- SUPPLIED RECORDS -
= = = = =

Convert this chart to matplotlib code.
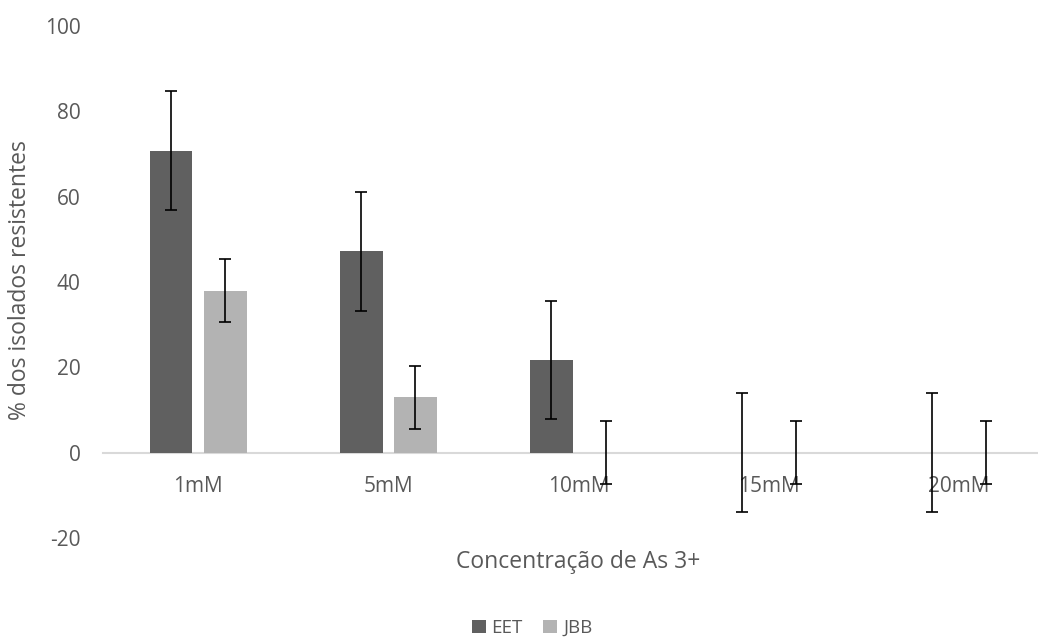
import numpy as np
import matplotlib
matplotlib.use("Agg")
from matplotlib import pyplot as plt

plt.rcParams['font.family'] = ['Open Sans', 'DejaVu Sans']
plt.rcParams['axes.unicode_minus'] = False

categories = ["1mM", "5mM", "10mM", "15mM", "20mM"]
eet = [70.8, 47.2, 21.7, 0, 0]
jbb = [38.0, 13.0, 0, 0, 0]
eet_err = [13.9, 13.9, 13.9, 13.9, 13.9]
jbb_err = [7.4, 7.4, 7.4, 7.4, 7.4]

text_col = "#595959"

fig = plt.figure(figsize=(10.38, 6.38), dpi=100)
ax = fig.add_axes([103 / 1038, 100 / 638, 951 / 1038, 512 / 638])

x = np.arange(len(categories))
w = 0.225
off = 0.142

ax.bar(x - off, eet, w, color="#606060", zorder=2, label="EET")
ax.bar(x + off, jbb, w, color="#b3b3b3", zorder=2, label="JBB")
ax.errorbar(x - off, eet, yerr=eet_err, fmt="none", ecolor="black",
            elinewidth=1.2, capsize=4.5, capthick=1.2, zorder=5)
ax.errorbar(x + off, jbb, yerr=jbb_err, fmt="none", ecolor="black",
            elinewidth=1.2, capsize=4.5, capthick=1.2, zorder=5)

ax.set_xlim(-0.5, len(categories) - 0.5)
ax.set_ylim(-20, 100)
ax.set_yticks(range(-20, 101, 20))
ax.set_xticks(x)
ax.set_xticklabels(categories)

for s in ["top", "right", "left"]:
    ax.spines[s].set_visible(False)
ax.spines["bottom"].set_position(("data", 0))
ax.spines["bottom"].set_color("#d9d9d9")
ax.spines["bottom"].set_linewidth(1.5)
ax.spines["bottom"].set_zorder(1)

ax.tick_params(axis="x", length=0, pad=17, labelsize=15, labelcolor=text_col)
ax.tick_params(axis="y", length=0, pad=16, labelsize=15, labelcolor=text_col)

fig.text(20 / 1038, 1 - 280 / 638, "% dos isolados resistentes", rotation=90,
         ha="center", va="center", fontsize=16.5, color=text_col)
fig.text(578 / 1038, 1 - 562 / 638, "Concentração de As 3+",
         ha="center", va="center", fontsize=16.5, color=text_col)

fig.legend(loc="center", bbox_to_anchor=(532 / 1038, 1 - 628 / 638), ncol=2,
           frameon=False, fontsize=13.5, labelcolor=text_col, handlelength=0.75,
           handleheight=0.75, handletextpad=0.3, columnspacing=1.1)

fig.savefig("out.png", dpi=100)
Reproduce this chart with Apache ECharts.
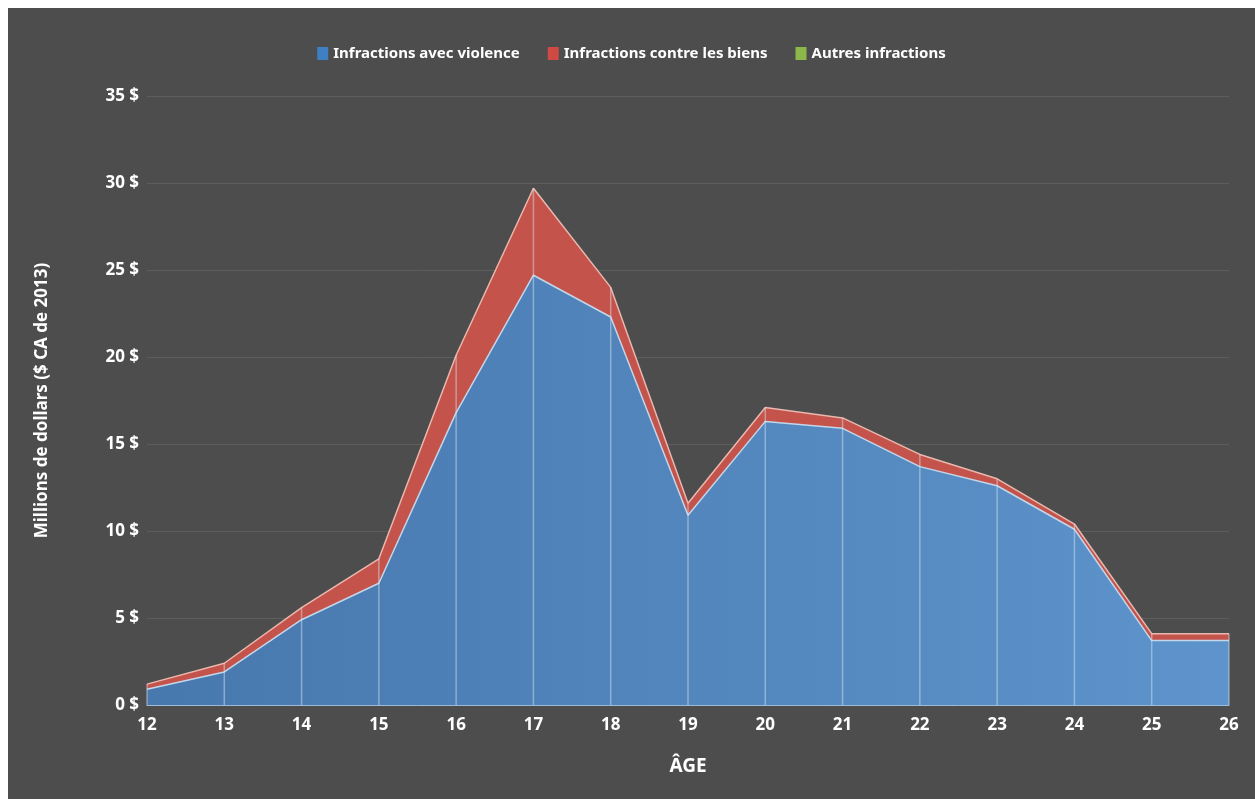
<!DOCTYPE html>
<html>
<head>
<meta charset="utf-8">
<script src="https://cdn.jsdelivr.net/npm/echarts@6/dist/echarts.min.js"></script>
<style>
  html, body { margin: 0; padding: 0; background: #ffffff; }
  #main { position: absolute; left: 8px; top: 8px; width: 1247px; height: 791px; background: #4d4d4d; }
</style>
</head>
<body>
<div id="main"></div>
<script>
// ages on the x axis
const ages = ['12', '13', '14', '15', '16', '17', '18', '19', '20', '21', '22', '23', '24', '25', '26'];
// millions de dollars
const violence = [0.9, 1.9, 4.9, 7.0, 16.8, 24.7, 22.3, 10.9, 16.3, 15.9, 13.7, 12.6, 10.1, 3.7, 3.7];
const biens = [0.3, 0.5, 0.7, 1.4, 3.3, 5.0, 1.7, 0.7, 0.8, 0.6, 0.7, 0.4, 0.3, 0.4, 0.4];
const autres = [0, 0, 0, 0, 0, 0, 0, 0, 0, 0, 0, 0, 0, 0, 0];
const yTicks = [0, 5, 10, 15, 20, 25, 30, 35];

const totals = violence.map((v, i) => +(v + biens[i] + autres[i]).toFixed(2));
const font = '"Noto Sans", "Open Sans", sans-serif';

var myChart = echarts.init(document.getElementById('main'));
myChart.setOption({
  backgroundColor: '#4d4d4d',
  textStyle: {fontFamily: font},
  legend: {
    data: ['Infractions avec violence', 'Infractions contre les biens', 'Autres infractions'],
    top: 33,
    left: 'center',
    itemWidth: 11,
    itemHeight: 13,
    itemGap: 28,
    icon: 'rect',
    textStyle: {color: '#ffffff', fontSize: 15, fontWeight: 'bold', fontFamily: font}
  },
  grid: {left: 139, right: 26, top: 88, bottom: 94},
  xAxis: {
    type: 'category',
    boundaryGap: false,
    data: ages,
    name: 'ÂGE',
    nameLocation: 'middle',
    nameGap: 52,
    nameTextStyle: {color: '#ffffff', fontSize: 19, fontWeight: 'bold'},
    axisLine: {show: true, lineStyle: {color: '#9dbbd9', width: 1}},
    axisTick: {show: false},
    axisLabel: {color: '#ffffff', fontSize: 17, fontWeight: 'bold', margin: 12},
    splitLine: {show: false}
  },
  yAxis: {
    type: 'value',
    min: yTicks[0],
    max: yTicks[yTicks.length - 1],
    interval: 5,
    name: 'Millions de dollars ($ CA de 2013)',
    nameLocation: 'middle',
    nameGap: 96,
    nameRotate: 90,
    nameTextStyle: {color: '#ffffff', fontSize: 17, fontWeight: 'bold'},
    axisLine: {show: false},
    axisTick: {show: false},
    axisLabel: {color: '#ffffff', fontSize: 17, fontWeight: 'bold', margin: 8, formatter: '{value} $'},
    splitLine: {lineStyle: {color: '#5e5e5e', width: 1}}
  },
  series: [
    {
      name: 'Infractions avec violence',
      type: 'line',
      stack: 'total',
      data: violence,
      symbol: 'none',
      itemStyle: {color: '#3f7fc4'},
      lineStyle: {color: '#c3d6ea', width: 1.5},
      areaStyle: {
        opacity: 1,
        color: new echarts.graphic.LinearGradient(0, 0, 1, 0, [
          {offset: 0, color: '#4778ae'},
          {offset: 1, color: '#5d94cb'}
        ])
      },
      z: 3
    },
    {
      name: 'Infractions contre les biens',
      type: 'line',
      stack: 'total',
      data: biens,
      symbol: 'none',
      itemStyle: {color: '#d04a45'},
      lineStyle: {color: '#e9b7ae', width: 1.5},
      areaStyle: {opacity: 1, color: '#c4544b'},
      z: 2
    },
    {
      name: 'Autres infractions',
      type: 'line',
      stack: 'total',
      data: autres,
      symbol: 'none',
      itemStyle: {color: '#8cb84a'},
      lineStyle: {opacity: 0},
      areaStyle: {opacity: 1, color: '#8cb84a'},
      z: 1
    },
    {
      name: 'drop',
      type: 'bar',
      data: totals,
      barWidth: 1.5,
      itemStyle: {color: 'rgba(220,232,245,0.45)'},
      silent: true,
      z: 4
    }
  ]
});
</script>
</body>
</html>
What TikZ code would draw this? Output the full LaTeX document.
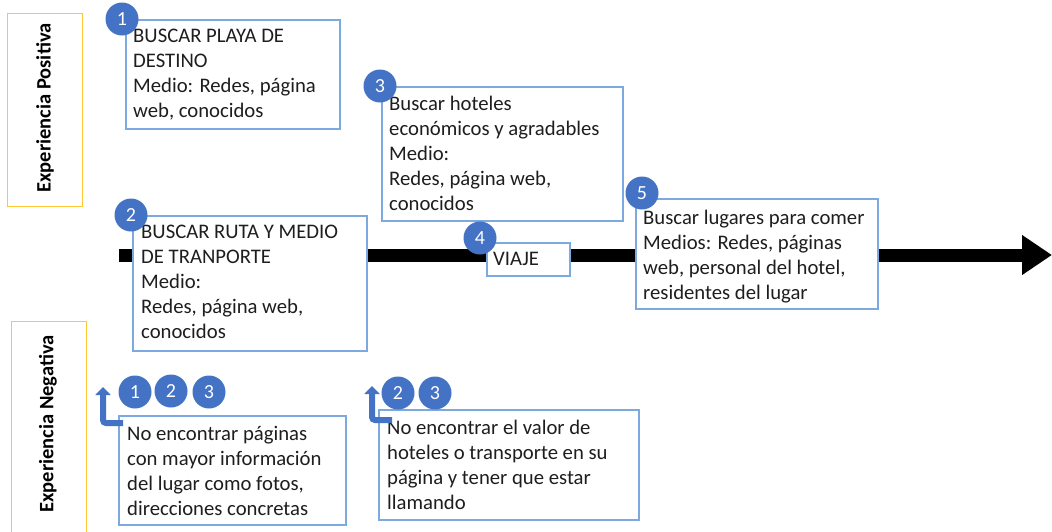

= = = = =

How many of these lines contain "this"? Write only the number.

3